Earlier this week I talked about design choices that, if made irresponsibly, will push players away from your card game. This week I’ll talk about how decisions involving art, writing, and flavor can cause similar reactions.
Savor the Flavor
Games are a combination of system design and artistic design, and somewhere between those two things sits something very important: flavor. Flavor in the context of games doesn’t refer to taste – it refers to how a combination of art and mechanics can create a representation of something else. For example, the flavor of the discard pile is that it represents a graveyard or crypt, because it’s where your creature cards go when they “die.” In Magic: the Gathering the discard pile is actually called the graveyard! Returning creature cards from your discard pile (or graveyard) is often portrayed as necromancy, so cards with this function will have names and art that depict the raising of the dead.

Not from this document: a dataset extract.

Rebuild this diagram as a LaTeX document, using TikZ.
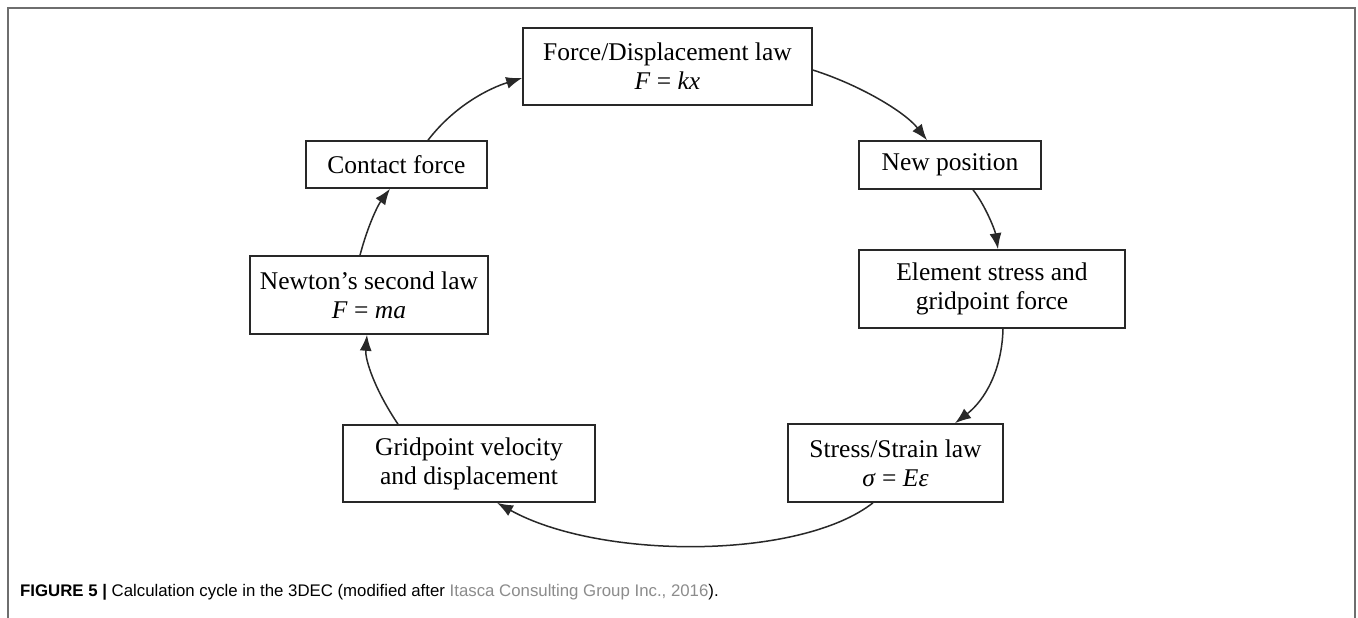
\documentclass[tikz,border=0pt]{standalone}
\usepackage{fontspec}
\setmainfont{Liberation Serif}
\newfontfamily\capfont{Liberation Sans}
\usetikzlibrary{arrows.meta}
\definecolor{framegray}{RGB}{110,110,110}
\definecolor{linkgray}{RGB}{140,140,140}
\definecolor{boxline}{RGB}{40,40,40}
\tikzset{
  cyclebox/.style={draw=boxline, line width=1.6pt, inner sep=0pt, align=center,
    font=\fontsize{25.5}{29}\selectfont, fill=white},
  cyclearrow/.style={draw=boxline, line width=1.5pt, -{Latex[length=16pt,width=12pt]}},
  framestyle/.style={draw=framegray, line width=2pt}
}
\begin{document}
\begin{tikzpicture}[x=1pt,y=-1pt]
\fill[white] (0,0) rectangle (1358,618);
\useasboundingbox (0,0) rectangle (1358,618);
\draw[framestyle] (8,619) -- (8,8) -- (1355,8) -- (1355,619);

\node[cyclebox, minimum width=289pt, minimum height=77pt] (fd) at (667.5,66.5) {Force/Displacement law\\\textit{F} = \textit{kx}};
\node[cyclebox, minimum width=181pt, minimum height=47pt] (cf) at (396.5,164.5) {Contact force};
\node[cyclebox, minimum width=182pt, minimum height=48pt] (np) at (950,165) {New position};
\node[cyclebox, minimum width=238pt, minimum height=78pt] (nw) at (369,295) {Newton’s second law\\\textit{F} = \textit{ma}};
\node[cyclebox, minimum width=266pt, minimum height=78pt] (es) at (992,289) {Element stress and\\gridpoint force};
\node[cyclebox, minimum width=252pt, minimum height=77pt] (gp) at (469,463.5) {Gridpoint velocity\\and displacement};
\node[cyclebox, minimum width=215pt, minimum height=78pt] (ss) at (895.5,463) {Stress/Strain law\\\textit{σ} = \textit{Eε}};

\draw[cyclearrow] ([xshift=31.5pt]cf.north) .. controls (455,105) and (490,88) .. ([yshift=-11.5pt]fd.west);
\draw[cyclearrow] ([yshift=-3.5pt]fd.east) .. controls (860,85) and (905,112) .. ([xshift=-23pt]np.north);
\draw[cyclearrow] ([xshift=23pt]np.south) .. controls (985,205) and (995,230) .. ([xshift=6pt]es.north);
\draw[cyclearrow] ([xshift=11pt]es.south) .. controls (1002,370) and (985,400) .. ([xshift=59.5pt]ss.north);
\draw[cyclearrow] ([xshift=-22.5pt]ss.south) .. controls (800,560) and (600,560) .. ([xshift=28pt]gp.south);
\draw[cyclearrow] ([xshift=-71pt]gp.north) .. controls (375,390) and (365,360) .. ([xshift=-2pt]nw.south);
\draw[cyclearrow] ([xshift=-9pt]nw.north) .. controls (368,225) and (378,205) .. ([xshift=-6.5pt]cf.south);

\node[anchor=base west, inner sep=0pt, font=\capfont\fontsize{16.8}{20}\selectfont] (cap) at (20,596)
  {\textbf{FIGURE 5 |} Calculation cycle in the 3DEC (modified after \textcolor{linkgray}{Itasca Consulting Group Inc., 2016}).};
\end{tikzpicture}
\end{document}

This representation forms the flavor of the card. Now that we’ve defined that very important term, let’s move on to the meat of this article.
Everything in Its Place
If your design, art, and flavor aren’t in sync, you can end up with something disjointed and muddled.
In Magic: the Gathering there is a keyword mechanic called Flying. Creatures with Flying can only be blocked by other creatures with Flying or creatures with another keyword called Reach. The flavor of Flying is that creatures with it can fly over your grounded enemies. It goes without saying that creatures with Flying are things that can fly, like birds, dragons, flying machines, and levitating mages. But what if you opened up a pack of Magic and found this card:
Notice something strange here? How about the fact that a card that represents a grounded bear somehow bears the mechanic of Flying? Bears don’t fly! Especially ones specifically named “Ground-Dwelling Bear”! But it’s spelled out clear as day: this card has Flying. That’s a rule of the card and you can’t ignore it, no matter how badly you might want to.

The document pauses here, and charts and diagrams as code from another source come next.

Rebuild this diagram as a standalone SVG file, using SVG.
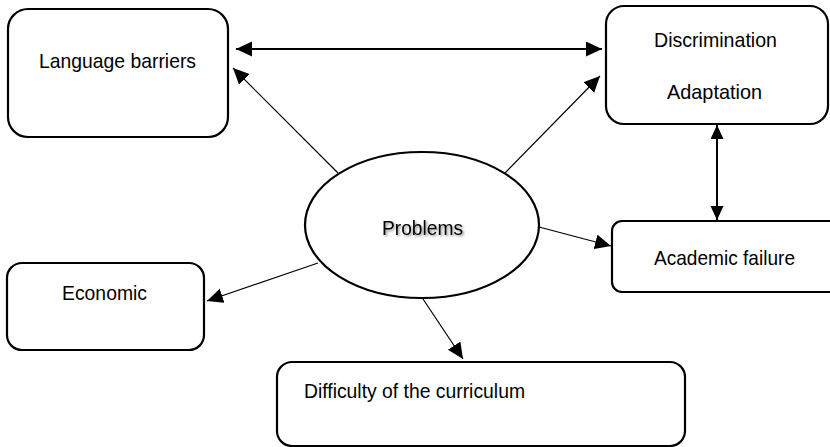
<svg xmlns="http://www.w3.org/2000/svg" width="830" height="447" viewBox="0 0 830 447">
<style>
.box{fill:#fff;stroke:#000;stroke-width:2.2}
.lbl{font-family:"Liberation Sans",Arial,sans-serif;font-size:21px;fill:#000}
.thin{stroke:#000;stroke-width:1.2;fill:none}
.thick{stroke:#000;stroke-width:2;fill:none}
</style>
<defs>
<marker id="ah" markerUnits="userSpaceOnUse" markerWidth="18" markerHeight="16" refX="16" refY="7.5" orient="auto-start-reverse" viewBox="0 0 18 16">
<path d="M0,0 L16,7.5 L0,15 Z" fill="#000"/>
</marker>
<marker id="ahs" markerUnits="userSpaceOnUse" markerWidth="16" markerHeight="14" refX="14" refY="6.5" orient="auto-start-reverse" viewBox="0 0 16 14">
<path d="M0,0 L14,6.5 L0,13 Z" fill="#000"/>
</marker>
<filter id="sh" x="-10%" y="-30%" width="130%" height="170%">
<feDropShadow dx="1.5" dy="1.5" stdDeviation="1.2" flood-color="#000" flood-opacity="0.45"/>
</filter>
</defs>
<g id="language">
<rect class="box" x="8" y="9" width="220" height="128" rx="20"/>
<text class="lbl" x="39" y="68" textLength="157" lengthAdjust="spacingAndGlyphs">Language barriers</text>
</g>
<g id="discrimination">
<rect class="box" x="606" y="6" width="222" height="118" rx="18"/>
<text class="lbl" x="654" y="47" textLength="123" lengthAdjust="spacingAndGlyphs">Discrimination</text>
<text class="lbl" x="667" y="99" textLength="95" lengthAdjust="spacingAndGlyphs">Adaptation</text>
</g>
<g id="problems">
<ellipse cx="422" cy="225" rx="117" ry="73" fill="#fff" stroke="#000" stroke-width="2.2"/>
<text class="lbl" x="382" y="235" textLength="81" lengthAdjust="spacingAndGlyphs" filter="url(#sh)">Problems</text>
</g>
<g id="academic">
<rect class="box" x="612" y="221" width="240" height="71" rx="10"/>
<text class="lbl" x="654" y="265" textLength="141" lengthAdjust="spacingAndGlyphs">Academic failure</text>
</g>
<g id="economic">
<rect class="box" x="7" y="263" width="197" height="87" rx="15"/>
<text class="lbl" x="62" y="300" textLength="85" lengthAdjust="spacingAndGlyphs">Economic</text>
</g>
<g id="difficulty">
<rect class="box" x="277" y="362" width="408" height="84" rx="15"/>
<text class="lbl" x="304" y="398" textLength="221" lengthAdjust="spacingAndGlyphs">Difficulty of the curriculum</text>
</g>
<g id="connectors">
<line class="thick" x1="236" y1="49" x2="602" y2="49" marker-start="url(#ah)" marker-end="url(#ah)"/>
<line class="thick" x1="717" y1="125" x2="717" y2="220" marker-start="url(#ahs)" marker-end="url(#ahs)"/>
<line class="thin" x1="338" y1="173" x2="233" y2="68" marker-end="url(#ah)"/>
<line class="thin" x1="505" y1="173" x2="600" y2="76" marker-end="url(#ah)"/>
<line class="thin" x1="539" y1="227" x2="611" y2="246" marker-end="url(#ah)"/>
<line class="thin" x1="318" y1="263" x2="207" y2="301" marker-end="url(#ah)"/>
<line class="thin" x1="423" y1="299" x2="463" y2="359" marker-end="url(#ah)"/>
</g>
</svg>
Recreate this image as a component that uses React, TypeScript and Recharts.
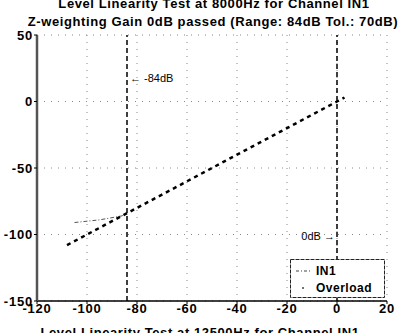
import React from "react";
import {
  ComposedChart,
  Line,
  XAxis,
  YAxis,
  CartesianGrid,
  ReferenceLine,
  ReferenceDot,
} from "recharts";

const titleLine1 = "Level Linearity Test at 8000Hz for Channel IN1";
const titleLine2 = "Z-weighting Gain 0dB passed (Range: 84dB Tol.: 70dB)";
const nextTitle = "Level Linearity Test at 12500Hz for Channel IN1";

const xTicks = [-120, -100, -80, -60, -40, -20, 0, 20];
const yTicks = [-150, -100, -50, 0, 50];

// measured output level vs input level (IN1)
const inputLevels = [-108, -100, -90, -84, -80, -70, -60, -50, -40, -30, -20, -10, 0, 3];
const outputLevels = [-108, -100, -90, -84, -80, -70, -60, -50, -40, -30, -20, -10, 0, 3];

// thin dash-dot trace at the low end
const traceX = [-105, -95, -86, -84];
const traceY = [-91, -89, -86, -84];

const markerLines = [-84, 0];
const annotations = [
  { x: -84, y: 18, text: "\u2190 -84dB", anchor: "start" },
  { x: 0, y: -101, text: "0dB \u2192", anchor: "end" },
];

const legendItems = ["IN1", "Overload"];

const mainData = inputLevels.map((x, i) => ({ x, y: outputLevels[i] }));
const traceData = traceX.map((x, i) => ({ x, y: traceY[i] }));

const FONT = "'Liberation Sans', Arial, Helvetica, sans-serif";
const tickStyle = { fill: "#000", fontFamily: FONT, fontWeight: 700, fontSize: 13, letterSpacing: 0.8 };

const makeAnnotationLabel = (text: string, anchor: string) => (props: any) => {
  const vb = props.viewBox || {};
  const x = vb.x ?? 0;
  const y = vb.y ?? 0;
  return (
    <text
      x={anchor === "start" ? x + 3 : x - 2}
      y={y + 4}
      textAnchor={anchor as any}
      fontFamily={FONT}
      fontSize={11}
      fill="#000"
    >
      {text}
    </text>
  );
};

export default function App() {
  return (
    <div style={{ position: "fixed", left: 0, top: 0, width: 402, height: 333, background: "#fff", overflow: "hidden" }}>
      <ComposedChart
        width={402}
        height={333}
        margin={{ top: 35, right: 15, bottom: 14, left: 7 }}
      >
        <CartesianGrid
          stroke="#888"
          strokeDasharray="1 6"
          horizontalValues={yTicks}
          verticalValues={xTicks}
        />
        <XAxis
          type="number"
          dataKey="x"
          domain={[-120, 20]}
          ticks={xTicks}
          allowDataOverflow
          height={18}
          tickSize={3}
          tickMargin={0}
          tickLine={{ stroke: "#000" }}
          axisLine={{ stroke: "#000", strokeWidth: 1.5 }}
          tick={tickStyle}
        />
        <XAxis
          xAxisId="top"
          orientation="top"
          type="number"
          dataKey="x"
          domain={[-120, 20]}
          ticks={xTicks}
          height={0}
          tick={false}
          tickLine={false}
          axisLine={{ stroke: "#333", strokeWidth: 1 }}
        />
        <YAxis
          type="number"
          domain={[-150, 50]}
          ticks={yTicks}
          allowDataOverflow
          width={30}
          tickSize={3}
          tickMargin={1}
          tickLine={{ stroke: "#000" }}
          axisLine={{ stroke: "#555", strokeWidth: 2.5 }}
          tick={tickStyle}
        />
        <YAxis
          yAxisId="right"
          orientation="right"
          type="number"
          domain={[-150, 50]}
          width={0}
          tick={false}
          tickLine={false}
          axisLine={{ stroke: "#666", strokeWidth: 2 }}
        />
        {markerLines.map((m) => (
          <ReferenceLine
            key={m}
            x={m}
            stroke="#000"
            strokeWidth={1.5}
            strokeDasharray="5 3"
          />
        ))}
        <Line
          data={traceData}
          dataKey="y"
          type="linear"
          stroke="#555"
          strokeWidth={1}
          strokeDasharray="4 2 1 2"
          dot={false}
          isAnimationActive={false}
          legendType="none"
        />
        <Line
          data={mainData}
          dataKey="y"
          name="IN1"
          type="linear"
          stroke="#000"
          strokeWidth={2.5}
          strokeDasharray="4 4"
          dot={false}
          isAnimationActive={false}
        />
        {annotations.map((a) => (
          <ReferenceDot
            key={a.text}
            x={a.x}
            y={a.y}
            r={0}
            fill="none"
            stroke="none"
            label={{ content: makeAnnotationLabel(a.text, a.anchor) } as any}
          />
        ))}
      </ComposedChart>
      <svg width={402} height={333} style={{ position: "absolute", left: 0, top: 0, pointerEvents: "none" }}>
        <text x={214} y={8} textAnchor="middle" fontFamily={FONT} fontWeight={700} fontSize={13} letterSpacing={0.6} fill="#000">
          {titleLine1}
        </text>
        <text x={213} y={26} textAnchor="middle" fontFamily={FONT} fontWeight={700} fontSize={13} letterSpacing={0.6} fill="#000">
          {titleLine2}
        </text>
        <text x={200} y={337} textAnchor="middle" fontFamily={FONT} fontWeight={700} fontSize={13} letterSpacing={0.6} fill="#000">
          {nextTitle}
        </text>
        <g transform="translate(290,259)">
          <rect x={0.5} y={0.5} width={94} height={38} fill="#fff" stroke="#222" strokeWidth={1} strokeDasharray="4 1" />
          <line x1={6} y1={12} x2={20} y2={12} stroke="#444" strokeWidth={1} strokeDasharray="3 2 1 2" />
          <text x={26} y={16} fontFamily={FONT} fontWeight={700} fontSize={12} letterSpacing={0.5} fill="#000">
            {legendItems[0]}
          </text>
          <circle cx={13} cy={29} r={1} fill="#444" />
          <text x={26} y={33} fontFamily={FONT} fontWeight={700} fontSize={12} letterSpacing={0.5} fill="#000">
            {legendItems[1]}
          </text>
        </g>
      </svg>
    </div>
  );
}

What would happen if this card actually existed? I’d wager it would elicit one of two reactions. Players that pay attention will note that it has Flying and be utterly confused. There’s something uncomfortable and dissonant about the design that’s just unpleasant. Players that don’t pay attention will simply assume that the card doesn’t have Flying, which leads to them making mistakes because the card doesn’t function the way they thought it did. That’s because by the time they’ve read this much of the card -
- they’ve already made assumptions about it. Bears of the ground-dwelling variety do not fly, so obviously this card won’t have Flying. Except it does.

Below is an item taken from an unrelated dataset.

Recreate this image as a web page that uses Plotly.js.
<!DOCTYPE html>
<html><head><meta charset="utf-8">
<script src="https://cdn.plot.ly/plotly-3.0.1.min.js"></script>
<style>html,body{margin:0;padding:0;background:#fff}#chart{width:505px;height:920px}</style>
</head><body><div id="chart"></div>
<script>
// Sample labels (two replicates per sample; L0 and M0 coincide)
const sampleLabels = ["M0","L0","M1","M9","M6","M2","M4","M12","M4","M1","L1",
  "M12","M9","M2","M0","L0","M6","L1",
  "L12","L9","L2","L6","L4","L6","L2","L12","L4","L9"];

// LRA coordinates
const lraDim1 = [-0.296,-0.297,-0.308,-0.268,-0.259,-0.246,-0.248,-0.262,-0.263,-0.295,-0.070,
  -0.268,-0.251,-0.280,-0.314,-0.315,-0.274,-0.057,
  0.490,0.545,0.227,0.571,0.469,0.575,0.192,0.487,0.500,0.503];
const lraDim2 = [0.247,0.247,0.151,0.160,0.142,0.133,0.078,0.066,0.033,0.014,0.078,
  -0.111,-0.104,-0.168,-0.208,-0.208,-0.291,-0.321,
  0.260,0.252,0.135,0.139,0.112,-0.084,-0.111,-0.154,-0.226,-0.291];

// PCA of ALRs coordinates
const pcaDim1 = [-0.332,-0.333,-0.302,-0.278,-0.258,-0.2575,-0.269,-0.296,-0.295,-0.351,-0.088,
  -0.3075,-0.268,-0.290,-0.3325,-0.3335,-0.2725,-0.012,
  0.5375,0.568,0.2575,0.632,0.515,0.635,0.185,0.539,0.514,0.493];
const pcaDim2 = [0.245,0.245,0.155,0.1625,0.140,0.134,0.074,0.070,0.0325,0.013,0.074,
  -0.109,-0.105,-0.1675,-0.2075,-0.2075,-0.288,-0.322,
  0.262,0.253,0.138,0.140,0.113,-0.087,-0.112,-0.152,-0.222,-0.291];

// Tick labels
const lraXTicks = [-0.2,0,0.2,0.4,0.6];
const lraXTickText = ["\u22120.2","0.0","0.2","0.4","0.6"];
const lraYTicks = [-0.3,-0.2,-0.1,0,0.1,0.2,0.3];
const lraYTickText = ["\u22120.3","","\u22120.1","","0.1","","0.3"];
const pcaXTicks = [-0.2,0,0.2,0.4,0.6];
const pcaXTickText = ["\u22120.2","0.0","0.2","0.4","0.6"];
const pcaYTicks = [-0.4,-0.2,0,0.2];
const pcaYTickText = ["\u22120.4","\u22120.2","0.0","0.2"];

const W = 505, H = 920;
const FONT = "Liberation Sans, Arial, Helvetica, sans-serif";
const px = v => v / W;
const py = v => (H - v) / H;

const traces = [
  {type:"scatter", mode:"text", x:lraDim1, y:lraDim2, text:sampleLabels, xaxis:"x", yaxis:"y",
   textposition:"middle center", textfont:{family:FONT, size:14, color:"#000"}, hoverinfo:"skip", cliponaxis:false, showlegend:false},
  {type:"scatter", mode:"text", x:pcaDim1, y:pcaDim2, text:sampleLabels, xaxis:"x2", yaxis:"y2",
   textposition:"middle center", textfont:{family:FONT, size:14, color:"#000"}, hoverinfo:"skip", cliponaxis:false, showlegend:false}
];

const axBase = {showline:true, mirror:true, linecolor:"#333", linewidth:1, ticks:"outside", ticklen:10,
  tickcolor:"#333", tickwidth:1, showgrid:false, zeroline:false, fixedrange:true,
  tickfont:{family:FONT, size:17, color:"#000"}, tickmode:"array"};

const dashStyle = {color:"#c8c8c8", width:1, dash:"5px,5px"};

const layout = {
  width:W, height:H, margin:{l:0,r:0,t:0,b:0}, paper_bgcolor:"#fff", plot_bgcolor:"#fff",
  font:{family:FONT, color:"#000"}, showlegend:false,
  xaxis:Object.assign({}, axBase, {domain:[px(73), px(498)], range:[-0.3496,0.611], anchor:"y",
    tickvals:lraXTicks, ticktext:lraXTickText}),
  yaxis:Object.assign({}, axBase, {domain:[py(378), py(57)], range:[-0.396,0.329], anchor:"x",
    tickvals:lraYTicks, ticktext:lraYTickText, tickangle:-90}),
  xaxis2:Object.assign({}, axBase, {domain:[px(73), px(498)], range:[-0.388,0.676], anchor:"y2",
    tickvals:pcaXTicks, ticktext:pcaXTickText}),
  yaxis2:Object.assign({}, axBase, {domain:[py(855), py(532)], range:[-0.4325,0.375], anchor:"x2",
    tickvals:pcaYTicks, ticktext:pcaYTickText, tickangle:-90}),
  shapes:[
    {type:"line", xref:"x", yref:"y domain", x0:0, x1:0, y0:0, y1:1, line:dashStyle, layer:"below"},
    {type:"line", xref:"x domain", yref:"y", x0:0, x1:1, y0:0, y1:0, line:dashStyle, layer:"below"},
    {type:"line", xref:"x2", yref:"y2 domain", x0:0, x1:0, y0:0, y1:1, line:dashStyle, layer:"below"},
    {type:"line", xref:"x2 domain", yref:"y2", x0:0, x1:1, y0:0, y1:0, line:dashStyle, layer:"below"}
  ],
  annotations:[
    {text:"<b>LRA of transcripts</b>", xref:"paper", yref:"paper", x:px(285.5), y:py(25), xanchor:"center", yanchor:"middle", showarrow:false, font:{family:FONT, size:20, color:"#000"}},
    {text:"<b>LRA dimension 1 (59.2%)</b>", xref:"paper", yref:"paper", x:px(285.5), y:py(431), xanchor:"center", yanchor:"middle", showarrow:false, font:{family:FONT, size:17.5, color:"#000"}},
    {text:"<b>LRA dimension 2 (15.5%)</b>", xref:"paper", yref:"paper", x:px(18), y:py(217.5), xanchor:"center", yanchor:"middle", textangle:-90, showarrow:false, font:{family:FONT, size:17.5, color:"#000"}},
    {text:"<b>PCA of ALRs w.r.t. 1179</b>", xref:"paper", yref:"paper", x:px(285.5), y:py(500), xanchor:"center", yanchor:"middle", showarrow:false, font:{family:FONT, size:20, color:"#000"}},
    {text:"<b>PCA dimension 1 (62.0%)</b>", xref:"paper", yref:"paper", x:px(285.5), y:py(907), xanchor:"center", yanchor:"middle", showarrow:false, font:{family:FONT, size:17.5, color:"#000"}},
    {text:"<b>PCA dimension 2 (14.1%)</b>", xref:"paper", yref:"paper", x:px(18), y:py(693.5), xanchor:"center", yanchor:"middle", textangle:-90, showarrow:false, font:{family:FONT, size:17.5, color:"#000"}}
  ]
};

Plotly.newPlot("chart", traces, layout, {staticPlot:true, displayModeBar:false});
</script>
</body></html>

When you create a mechanic like Flying that has a very clear and very specific flavor, you need to commit to it and fully represent it through art, writing, and design. Otherwise you’ll end up with something confusing or just plain weird.
Conform to the Norm
As I allude to above, players have certain assumptions or expectations that they bring with them. It’s important to keep these in mind, because those assumptions and expectations color their perception of our games. For example, what do you think of when you hear “Western”? In the context of genres, you probably thought of deserts, saloons, six-shooters, and cowboys. So what if I showed you a card that looked like this:
It’s called Wandering Vaquero and it’s a cowboy creature so…is it a cowboy? In my own fantasy world, simply declaring it one makes it so, because it’s my own fantasy world. But if I want people to buy into my fantasy I need to conform to certain common ideas, which this card most certainly does not do. The game recognizes it as a cowboy and I can shout “This is a cowboy!” as loud as I want, but pretty much everyone who sees this is just going to say “Nah, that’s a pirate.” This matters to designers because flavor, as I established earlier, is about representation. It only works if you and the player both agree on what it is that you’re representing.
Another very important thing to note here is that people’s internalized ideas aren’t always accurate, and they can be informed more by pop culture than reality. Almost everyone would agree that the image above doesn’t represent a cowboy, but this isn’t a cowboy either:
Cowboys were herders that tended to cattle, not gunslingers that challenged mustachioed villains to duels at high noon. In fact, Clint Eastwood’s character in The Good, the Bad, and the Ugly wasn’t even a cowboy in the film – he was a bounty hunter. Yet when people think of cowboys, many probably picture his character, or maybe even this exact image (speaking of which, the image url calls this a cowboy)!
Players have prebuilt notions about how things work, and it’s really hard to change them. In fact, people are generally more likely to reject uncomfortable new ideas than to accept them. While we should aim to deliver fresh experiences, we also need to be aware of the previously formed expectations that players bring. Trying to move away from or subvert these preconceived ideas may seem like a good way to break the mold and stand out, but if done improperly it’ll confuse and disorient players instead.
A Happy Family
Games are a marriage of art and design, and they are given depth by the flavor that those two disciplines jointly create. While you can and should leverage this to create designs that go beyond mechanical value and express emotions, develop characters, and tell stories, you’ll run into problems if these different elements aren’t synchronized. If you’re on a small team, look beyond the boundaries of your assigned role to ensure that your designs appropriately match the accompanying art and writing. If you’re on a larger team with well-defined roles, be sure to communicate and collaborate frequently with your teammates throughout the entire development process. Your life as a member of a collaborative team won’t just be made easier – you’ll produce better work too.